- Born: Dorothea Dutcher July 31, 1887 Milwaukee, Wisconsin, U.S.
- Died: May 9, 1983 (aged 95) Chester, Connecticut, U.S.
- Other name: Mrs. J. L. Blair Buck
- Education: Briarcliff College, Milwaukee-Downer College, Art Students League of New York
- Occupation: Clubwoman
- Spouse: J. L. Blair Buck ​(m. 1914)​
- Children: 3

= Dorothea Dutcher Buck =

American clubwoman (1887–1983)

Dorothea Dutcher Buck (July 31, 1887 – May 9, 1983) was an American clubwoman. She was a president of the General Federation of Women's Clubs (GFWC) from 1947 to 1950.

==Biography==
Dorothea Dutcher was born on July 31, 1887, in Milwaukee, Wisconsin. She attended Briarcliff College, Milwaukee-Downer College, and the Art Students League of New York. On September 19, 1914, she married J. L. Blair Buck in Magnolia, Massachusetts with whom she had three children. The couple settled in Hampton, Virginia.
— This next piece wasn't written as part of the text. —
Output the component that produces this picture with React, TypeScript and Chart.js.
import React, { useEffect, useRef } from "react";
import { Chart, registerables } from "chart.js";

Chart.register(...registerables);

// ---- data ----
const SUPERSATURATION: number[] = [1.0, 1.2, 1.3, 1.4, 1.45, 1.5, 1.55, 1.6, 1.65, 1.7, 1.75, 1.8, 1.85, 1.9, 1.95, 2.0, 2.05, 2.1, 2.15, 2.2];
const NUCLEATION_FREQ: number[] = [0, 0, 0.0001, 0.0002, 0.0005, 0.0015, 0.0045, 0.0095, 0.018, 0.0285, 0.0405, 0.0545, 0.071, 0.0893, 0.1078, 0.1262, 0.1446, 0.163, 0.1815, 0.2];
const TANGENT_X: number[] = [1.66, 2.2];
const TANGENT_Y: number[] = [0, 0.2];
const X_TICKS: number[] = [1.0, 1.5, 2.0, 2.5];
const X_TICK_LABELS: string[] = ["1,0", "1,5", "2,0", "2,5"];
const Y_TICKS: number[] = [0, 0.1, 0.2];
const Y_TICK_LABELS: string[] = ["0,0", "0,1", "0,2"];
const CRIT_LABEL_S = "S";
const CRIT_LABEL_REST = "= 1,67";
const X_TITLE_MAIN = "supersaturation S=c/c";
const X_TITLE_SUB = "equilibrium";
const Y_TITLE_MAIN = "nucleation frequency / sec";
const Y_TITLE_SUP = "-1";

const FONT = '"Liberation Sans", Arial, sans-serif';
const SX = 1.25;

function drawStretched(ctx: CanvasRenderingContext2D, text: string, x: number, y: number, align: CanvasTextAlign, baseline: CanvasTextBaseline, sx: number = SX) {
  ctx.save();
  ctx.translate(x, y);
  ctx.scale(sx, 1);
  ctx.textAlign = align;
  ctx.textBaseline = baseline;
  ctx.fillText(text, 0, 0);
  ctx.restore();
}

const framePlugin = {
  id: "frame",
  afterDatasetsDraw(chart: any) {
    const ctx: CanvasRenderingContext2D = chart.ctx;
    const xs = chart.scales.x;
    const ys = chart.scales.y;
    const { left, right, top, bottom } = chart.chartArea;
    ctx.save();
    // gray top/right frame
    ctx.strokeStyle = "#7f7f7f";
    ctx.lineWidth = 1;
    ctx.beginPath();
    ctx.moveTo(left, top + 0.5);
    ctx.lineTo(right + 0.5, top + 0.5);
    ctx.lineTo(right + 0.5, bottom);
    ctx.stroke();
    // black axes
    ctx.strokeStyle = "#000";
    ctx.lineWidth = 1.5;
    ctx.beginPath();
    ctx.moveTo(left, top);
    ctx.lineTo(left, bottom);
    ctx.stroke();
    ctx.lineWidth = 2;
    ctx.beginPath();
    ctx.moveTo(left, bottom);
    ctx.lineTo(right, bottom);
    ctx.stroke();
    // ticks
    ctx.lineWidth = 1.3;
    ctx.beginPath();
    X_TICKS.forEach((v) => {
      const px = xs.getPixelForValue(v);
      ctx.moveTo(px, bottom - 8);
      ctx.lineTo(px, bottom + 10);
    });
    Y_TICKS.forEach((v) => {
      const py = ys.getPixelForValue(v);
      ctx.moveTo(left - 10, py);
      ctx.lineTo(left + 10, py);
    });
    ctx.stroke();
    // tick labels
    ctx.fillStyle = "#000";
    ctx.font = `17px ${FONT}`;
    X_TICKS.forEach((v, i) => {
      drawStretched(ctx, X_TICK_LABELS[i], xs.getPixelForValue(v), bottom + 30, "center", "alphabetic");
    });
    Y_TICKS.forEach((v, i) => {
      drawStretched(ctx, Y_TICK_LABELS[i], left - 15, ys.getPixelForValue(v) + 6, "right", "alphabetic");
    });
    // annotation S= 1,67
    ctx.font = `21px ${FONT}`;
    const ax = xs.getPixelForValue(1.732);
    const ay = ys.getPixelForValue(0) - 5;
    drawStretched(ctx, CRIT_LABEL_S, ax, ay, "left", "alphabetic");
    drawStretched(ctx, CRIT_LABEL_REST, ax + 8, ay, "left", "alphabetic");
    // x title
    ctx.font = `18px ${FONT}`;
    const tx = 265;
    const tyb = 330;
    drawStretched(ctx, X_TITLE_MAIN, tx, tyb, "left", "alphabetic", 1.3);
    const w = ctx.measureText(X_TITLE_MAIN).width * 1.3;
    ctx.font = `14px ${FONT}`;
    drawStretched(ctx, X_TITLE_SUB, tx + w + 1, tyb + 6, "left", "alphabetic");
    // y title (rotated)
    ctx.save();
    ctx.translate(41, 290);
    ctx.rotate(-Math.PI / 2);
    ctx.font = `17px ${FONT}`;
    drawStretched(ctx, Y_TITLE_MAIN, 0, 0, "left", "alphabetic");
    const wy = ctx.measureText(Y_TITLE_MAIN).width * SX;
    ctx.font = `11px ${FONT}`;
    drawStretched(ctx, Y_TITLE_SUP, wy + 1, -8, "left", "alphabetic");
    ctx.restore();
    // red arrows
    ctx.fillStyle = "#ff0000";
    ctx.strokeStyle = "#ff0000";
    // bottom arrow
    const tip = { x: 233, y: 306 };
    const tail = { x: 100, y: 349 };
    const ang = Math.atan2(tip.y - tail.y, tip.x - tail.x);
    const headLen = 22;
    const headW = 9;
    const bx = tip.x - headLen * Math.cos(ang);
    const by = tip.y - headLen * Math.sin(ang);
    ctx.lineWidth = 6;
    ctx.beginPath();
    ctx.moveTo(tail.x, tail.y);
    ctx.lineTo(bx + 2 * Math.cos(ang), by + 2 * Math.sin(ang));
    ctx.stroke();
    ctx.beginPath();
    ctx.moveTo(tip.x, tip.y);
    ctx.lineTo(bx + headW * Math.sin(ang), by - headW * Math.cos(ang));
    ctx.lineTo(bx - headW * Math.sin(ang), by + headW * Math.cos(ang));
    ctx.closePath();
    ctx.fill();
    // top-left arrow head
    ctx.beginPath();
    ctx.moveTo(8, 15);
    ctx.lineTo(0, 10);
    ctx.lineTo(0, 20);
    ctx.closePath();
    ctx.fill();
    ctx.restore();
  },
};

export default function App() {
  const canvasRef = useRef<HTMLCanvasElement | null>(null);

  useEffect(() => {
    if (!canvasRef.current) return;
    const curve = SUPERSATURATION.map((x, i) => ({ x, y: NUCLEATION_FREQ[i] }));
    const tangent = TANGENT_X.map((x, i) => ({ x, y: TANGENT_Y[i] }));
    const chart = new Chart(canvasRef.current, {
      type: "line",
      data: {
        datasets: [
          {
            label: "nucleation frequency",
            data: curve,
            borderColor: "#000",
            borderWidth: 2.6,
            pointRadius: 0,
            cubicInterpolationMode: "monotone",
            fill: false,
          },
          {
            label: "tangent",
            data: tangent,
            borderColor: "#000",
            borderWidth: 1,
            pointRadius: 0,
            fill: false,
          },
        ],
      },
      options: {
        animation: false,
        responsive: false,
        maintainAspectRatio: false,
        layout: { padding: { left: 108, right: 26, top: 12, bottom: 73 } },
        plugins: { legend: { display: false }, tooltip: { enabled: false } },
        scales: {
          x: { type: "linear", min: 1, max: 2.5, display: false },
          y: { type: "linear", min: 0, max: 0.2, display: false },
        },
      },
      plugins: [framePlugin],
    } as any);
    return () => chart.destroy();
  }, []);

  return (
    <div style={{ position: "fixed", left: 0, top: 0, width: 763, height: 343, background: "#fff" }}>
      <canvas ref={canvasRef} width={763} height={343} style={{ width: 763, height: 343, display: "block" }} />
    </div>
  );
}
Buck was an active clubwoman. In 1926 she was a charter member of the Woman's Club of Hampton.

The Bucks moved to Richmond, Virginia in 1930. There she was a member of the Richmond Woman's Club and served as the president of the Virginia Federation of Women's Clubs from 1930 through 1932. By 1933 Buck was involved as the Virginia representative to the General Federation of Women's Clubs (GFWC). In 1935 she became chairman of the GFWC Budget Committee, then served as treasurer from 1938 through 1941, then second vice president from 1941 through 1944, and first vice president from 1944 through 1947.

In 1947 Buck was elected the seventeenth international president of the GFWC. She served until 1950. During her term she advocated for world peace, and specifically the Atlantic Pact, the Marshall Plan, and the United Nations. As president she visited 48 states as well as China, Cuba, Denmark, Egypt, France, Great Britain, Greece, India, Japan, Korea, the Philippines, and Turkey.

In later years Buck was active in a variety of organizations including the American Red Cross, the Federal Civil Defense Administration as the regional director of women's activities, the Virginia League for Planned Parenthood, and the Virginia United Nations Association.

Dutcher died on May 9, 1983, in Chester, Connecticut.